PROVIDED MATERIAL =>
>>>>>
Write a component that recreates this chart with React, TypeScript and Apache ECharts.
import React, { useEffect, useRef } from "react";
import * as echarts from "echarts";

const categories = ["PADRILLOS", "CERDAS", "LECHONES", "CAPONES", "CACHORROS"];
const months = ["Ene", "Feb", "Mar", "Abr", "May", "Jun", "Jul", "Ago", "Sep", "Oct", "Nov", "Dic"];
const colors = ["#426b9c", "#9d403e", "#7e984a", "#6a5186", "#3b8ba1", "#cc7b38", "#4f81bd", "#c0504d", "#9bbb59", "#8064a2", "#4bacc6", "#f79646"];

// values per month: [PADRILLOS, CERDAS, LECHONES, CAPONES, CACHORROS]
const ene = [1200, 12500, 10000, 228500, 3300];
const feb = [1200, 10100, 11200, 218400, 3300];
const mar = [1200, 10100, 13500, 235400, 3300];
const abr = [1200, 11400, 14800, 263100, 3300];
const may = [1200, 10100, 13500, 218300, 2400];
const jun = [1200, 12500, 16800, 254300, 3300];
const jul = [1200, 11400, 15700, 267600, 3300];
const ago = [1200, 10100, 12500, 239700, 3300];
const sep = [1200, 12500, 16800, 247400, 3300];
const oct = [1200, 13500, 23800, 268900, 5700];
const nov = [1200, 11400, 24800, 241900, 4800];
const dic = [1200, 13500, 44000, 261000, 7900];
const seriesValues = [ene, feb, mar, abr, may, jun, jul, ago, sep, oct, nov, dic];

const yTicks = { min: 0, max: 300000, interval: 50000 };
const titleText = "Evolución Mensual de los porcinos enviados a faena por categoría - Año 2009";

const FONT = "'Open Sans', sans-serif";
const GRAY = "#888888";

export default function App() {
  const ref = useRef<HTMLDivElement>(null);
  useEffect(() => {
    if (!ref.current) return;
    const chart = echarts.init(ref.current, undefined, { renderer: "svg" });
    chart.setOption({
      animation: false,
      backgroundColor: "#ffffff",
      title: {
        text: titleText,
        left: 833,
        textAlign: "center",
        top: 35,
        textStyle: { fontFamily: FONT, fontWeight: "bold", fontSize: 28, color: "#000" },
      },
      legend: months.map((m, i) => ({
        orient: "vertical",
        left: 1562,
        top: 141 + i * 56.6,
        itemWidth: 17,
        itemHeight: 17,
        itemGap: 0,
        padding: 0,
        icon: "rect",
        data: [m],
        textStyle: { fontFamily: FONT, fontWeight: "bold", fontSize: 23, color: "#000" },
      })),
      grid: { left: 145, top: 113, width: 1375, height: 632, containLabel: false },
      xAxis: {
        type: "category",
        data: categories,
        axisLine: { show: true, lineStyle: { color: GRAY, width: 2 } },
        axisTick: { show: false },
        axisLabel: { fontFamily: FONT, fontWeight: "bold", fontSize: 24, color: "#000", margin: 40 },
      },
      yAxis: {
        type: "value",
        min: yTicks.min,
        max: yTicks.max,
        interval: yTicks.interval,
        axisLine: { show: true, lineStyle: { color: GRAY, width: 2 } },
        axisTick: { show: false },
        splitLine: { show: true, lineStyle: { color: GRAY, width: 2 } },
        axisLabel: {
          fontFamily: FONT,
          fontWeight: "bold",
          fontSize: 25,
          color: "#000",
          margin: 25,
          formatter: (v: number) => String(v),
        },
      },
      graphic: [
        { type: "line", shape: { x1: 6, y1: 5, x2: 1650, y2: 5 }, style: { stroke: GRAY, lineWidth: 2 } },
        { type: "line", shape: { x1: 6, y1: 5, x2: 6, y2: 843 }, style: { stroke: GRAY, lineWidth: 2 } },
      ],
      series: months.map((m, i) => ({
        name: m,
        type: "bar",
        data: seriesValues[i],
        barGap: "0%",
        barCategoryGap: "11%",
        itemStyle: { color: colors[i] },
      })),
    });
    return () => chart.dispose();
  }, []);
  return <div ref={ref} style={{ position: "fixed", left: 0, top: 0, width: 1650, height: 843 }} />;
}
<<<<<
PROBLEM STATEMENT =>
In the listing above, please print only the lines from the first one to the line where "import * as" appears, exactly as written, both of those lines included.

EXERCISE SOLUTION =>
Write a component that recreates this chart with React, TypeScript and Apache ECharts.
import React, { useEffect, useRef } from "react";
import * as echarts from "echarts";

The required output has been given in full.